WHAT YOU NEED TO DO –
Copy all of the material word for word, except for the pictures.

GIVEN DATA –
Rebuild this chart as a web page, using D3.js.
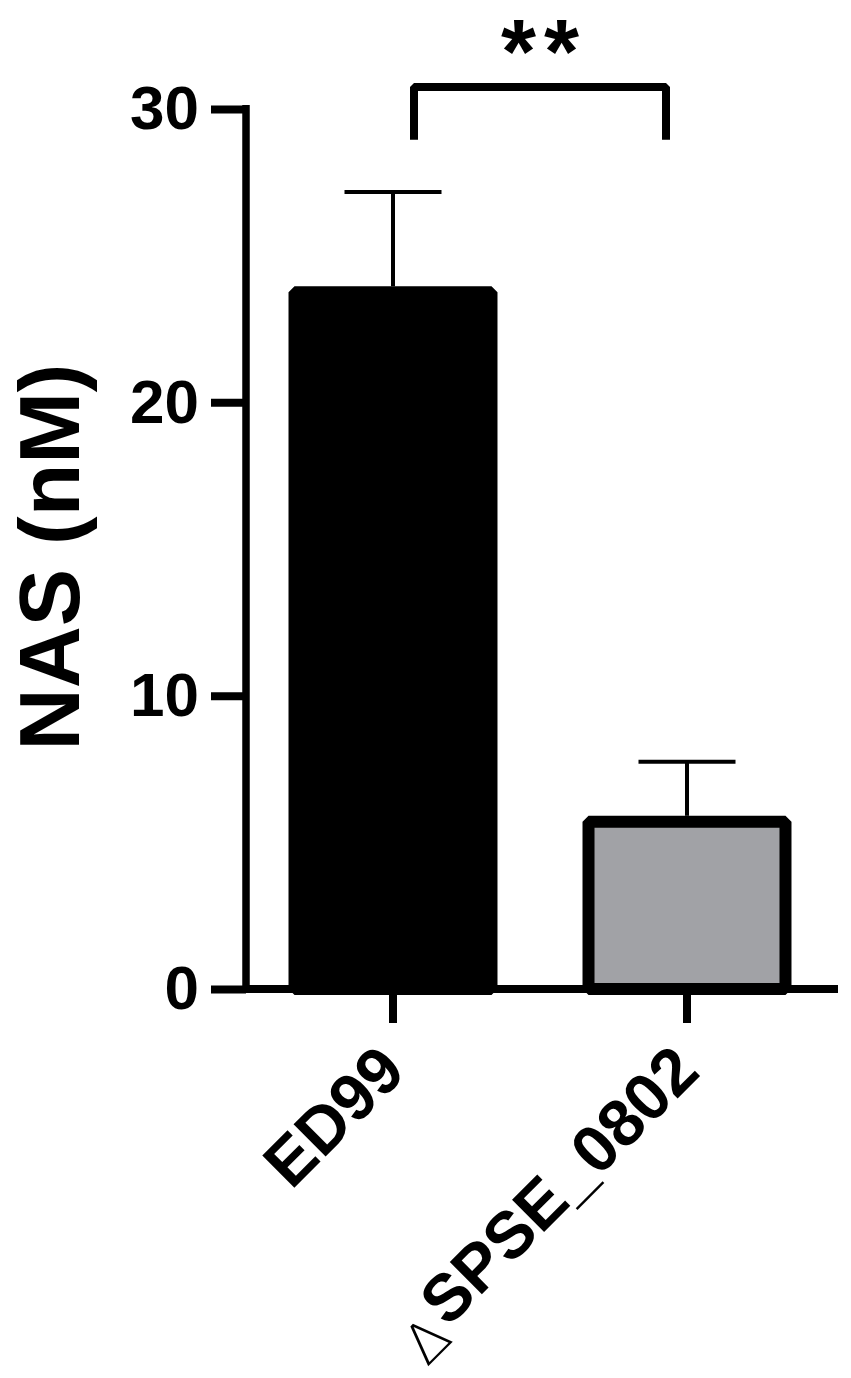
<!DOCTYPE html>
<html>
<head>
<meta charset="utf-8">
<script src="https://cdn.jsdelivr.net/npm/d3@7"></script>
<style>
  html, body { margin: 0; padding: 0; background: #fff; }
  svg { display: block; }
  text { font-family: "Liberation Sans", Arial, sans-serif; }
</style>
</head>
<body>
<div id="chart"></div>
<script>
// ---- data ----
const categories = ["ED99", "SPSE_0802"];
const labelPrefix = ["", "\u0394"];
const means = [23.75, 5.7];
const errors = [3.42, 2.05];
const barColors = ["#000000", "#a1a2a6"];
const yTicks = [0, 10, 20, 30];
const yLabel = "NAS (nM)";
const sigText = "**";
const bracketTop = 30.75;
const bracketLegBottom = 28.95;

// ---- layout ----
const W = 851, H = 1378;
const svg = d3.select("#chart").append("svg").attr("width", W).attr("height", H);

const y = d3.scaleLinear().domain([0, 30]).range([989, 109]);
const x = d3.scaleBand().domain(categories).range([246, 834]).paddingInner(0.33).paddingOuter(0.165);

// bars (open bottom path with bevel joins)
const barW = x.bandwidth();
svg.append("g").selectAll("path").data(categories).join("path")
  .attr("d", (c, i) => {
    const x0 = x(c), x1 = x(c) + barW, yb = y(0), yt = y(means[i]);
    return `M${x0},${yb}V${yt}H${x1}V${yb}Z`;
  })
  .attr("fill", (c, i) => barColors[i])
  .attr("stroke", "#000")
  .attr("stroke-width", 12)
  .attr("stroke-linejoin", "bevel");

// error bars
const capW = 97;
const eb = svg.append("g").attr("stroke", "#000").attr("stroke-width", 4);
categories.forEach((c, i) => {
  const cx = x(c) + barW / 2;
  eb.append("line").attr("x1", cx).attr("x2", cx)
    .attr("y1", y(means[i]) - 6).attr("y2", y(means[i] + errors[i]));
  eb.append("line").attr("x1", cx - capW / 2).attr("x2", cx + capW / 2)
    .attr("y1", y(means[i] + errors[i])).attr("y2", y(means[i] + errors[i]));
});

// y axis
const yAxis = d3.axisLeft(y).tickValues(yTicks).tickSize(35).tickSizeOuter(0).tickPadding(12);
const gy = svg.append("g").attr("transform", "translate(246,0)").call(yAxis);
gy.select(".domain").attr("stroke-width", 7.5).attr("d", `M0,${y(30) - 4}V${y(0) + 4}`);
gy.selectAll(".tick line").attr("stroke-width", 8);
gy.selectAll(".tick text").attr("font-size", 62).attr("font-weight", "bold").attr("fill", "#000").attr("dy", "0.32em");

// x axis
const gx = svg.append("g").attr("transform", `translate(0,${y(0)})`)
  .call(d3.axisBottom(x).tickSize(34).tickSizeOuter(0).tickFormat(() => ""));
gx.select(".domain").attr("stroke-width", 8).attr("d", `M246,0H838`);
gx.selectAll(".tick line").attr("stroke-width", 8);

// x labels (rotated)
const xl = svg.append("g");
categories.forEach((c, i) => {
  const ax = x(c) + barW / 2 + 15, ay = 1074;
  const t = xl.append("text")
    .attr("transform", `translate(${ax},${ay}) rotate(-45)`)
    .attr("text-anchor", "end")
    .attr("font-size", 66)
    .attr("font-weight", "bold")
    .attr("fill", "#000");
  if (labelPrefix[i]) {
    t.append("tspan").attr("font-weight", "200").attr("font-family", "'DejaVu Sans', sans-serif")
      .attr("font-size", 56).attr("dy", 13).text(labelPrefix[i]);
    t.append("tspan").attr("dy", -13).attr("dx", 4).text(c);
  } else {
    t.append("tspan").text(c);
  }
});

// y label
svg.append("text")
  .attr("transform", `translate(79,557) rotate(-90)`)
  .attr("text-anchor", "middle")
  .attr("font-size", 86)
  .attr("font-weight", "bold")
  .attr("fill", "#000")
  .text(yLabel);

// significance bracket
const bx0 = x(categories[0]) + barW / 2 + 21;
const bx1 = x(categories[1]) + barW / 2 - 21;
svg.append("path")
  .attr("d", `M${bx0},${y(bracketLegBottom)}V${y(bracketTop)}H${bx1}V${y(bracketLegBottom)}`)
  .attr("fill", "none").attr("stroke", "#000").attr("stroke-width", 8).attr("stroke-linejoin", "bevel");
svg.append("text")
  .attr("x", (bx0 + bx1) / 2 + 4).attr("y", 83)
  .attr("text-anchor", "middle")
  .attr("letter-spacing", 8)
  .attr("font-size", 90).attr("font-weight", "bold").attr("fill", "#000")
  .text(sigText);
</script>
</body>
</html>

RESULT –
Rebuild this chart as a web page, using D3.js.
<!DOCTYPE html>
<html>
<head>
<meta charset="utf-8">
<script src="https://cdn.jsdelivr.net/npm/d3@7"></script>
<style>
  html, body { margin: 0; padding: 0; background: #fff; }
  svg { display: block; }
  text { font-family: "Liberation Sans", Arial, sans-serif; }
</style>
</head>
<body>
<div id="chart"></div>
<script>
// ---- data ----
const categories = ["ED99", "SPSE_0802"];
const labelPrefix = ["", "\u0394"];
const means = [23.75, 5.7];
const errors = [3.42, 2.05];
const barColors = ["#000000", "#a1a2a6"];
const yTicks = [0, 10, 20, 30];
const yLabel = "NAS (nM)";
const sigText = "**";
const bracketTop = 30.75;
const bracketLegBottom = 28.95;

// ---- layout ----
const W = 851, H = 1378;
const svg = d3.select("#chart").append("svg").attr("width", W).attr("height", H);

const y = d3.scaleLinear().domain([0, 30]).range([989, 109]);
const x = d3.scaleBand().domain(categories).range([246, 834]).paddingInner(0.33).paddingOuter(0.165);

// bars (open bottom path with bevel joins)
const barW = x.bandwidth();
svg.append("g").selectAll("path").data(categories).join("path")
  .attr("d", (c, i) => {
    const x0 = x(c), x1 = x(c) + barW, yb = y(0), yt = y(means[i]);
    return `M${x0},${yb}V${yt}H${x1}V${yb}Z`;
  })
  .attr("fill", (c, i) => barColors[i])
  .attr("stroke", "#000")
  .attr("stroke-width", 12)
  .attr("stroke-linejoin", "bevel");

// error bars
const capW = 97;
const eb = svg.append("g").attr("stroke", "#000").attr("stroke-width", 4);
categories.forEach((c, i) => {
  const cx = x(c) + barW / 2;
  eb.append("line").attr("x1", cx).attr("x2", cx)
    .attr("y1", y(means[i]) - 6).attr("y2", y(means[i] + errors[i]));
  eb.append("line").attr("x1", cx - capW / 2).attr("x2", cx + capW / 2)
    .attr("y1", y(means[i] + errors[i])).attr("y2", y(means[i] + errors[i]));
});

// y axis
const yAxis = d3.axisLeft(y).tickValues(yTicks).tickSize(35).tickSizeOuter(0).tickPadding(12);
const gy = svg.append("g").attr("transform", "translate(246,0)").call(yAxis);
gy.select(".domain").attr("stroke-width", 7.5).attr("d", `M0,${y(30) - 4}V${y(0) + 4}`);
gy.selectAll(".tick line").attr("stroke-width", 8);
gy.selectAll(".tick text").attr("font-size", 62).attr("font-weight", "bold").attr("fill", "#000").attr("dy", "0.32em");

// x axis
const gx = svg.append("g").attr("transform", `translate(0,${y(0)})`)
  .call(d3.axisBottom(x).tickSize(34).tickSizeOuter(0).tickFormat(() => ""));
gx.select(".domain").attr("stroke-width", 8).attr("d", `M246,0H838`);
gx.selectAll(".tick line").attr("stroke-width", 8);

// x labels (rotated)
const xl = svg.append("g");
categories.forEach((c, i) => {
  const ax = x(c) + barW / 2 + 15, ay = 1074;
  const t = xl.append("text")
    .attr("transform", `translate(${ax},${ay}) rotate(-45)`)
    .attr("text-anchor", "end")
    .attr("font-size", 66)
    .attr("font-weight", "bold")
    .attr("fill", "#000");
  if (labelPrefix[i]) {
    t.append("tspan").attr("font-weight", "200").attr("font-family", "'DejaVu Sans', sans-serif")
      .attr("font-size", 56).attr("dy", 13).text(labelPrefix[i]);
    t.append("tspan").attr("dy", -13).attr("dx", 4).text(c);
  } else {
    t.append("tspan").text(c);
  }
});

// y label
svg.append("text")
  .attr("transform", `translate(79,557) rotate(-90)`)
  .attr("text-anchor", "middle")
  .attr("font-size", 86)
  .attr("font-weight", "bold")
  .attr("fill", "#000")
  .text(yLabel);

// significance bracket
const bx0 = x(categories[0]) + barW / 2 + 21;
const bx1 = x(categories[1]) + barW / 2 - 21;
svg.append("path")
  .attr("d", `M${bx0},${y(bracketLegBottom)}V${y(bracketTop)}H${bx1}V${y(bracketLegBottom)}`)
  .attr("fill", "none").attr("stroke", "#000").attr("stroke-width", 8).attr("stroke-linejoin", "bevel");
svg.append("text")
  .attr("x", (bx0 + bx1) / 2 + 4).attr("y", 83)
  .attr("text-anchor", "middle")
  .attr("letter-spacing", 8)
  .attr("font-size", 90).attr("font-weight", "bold").attr("fill", "#000")
  .text(sigText);
</script>
</body>
</html>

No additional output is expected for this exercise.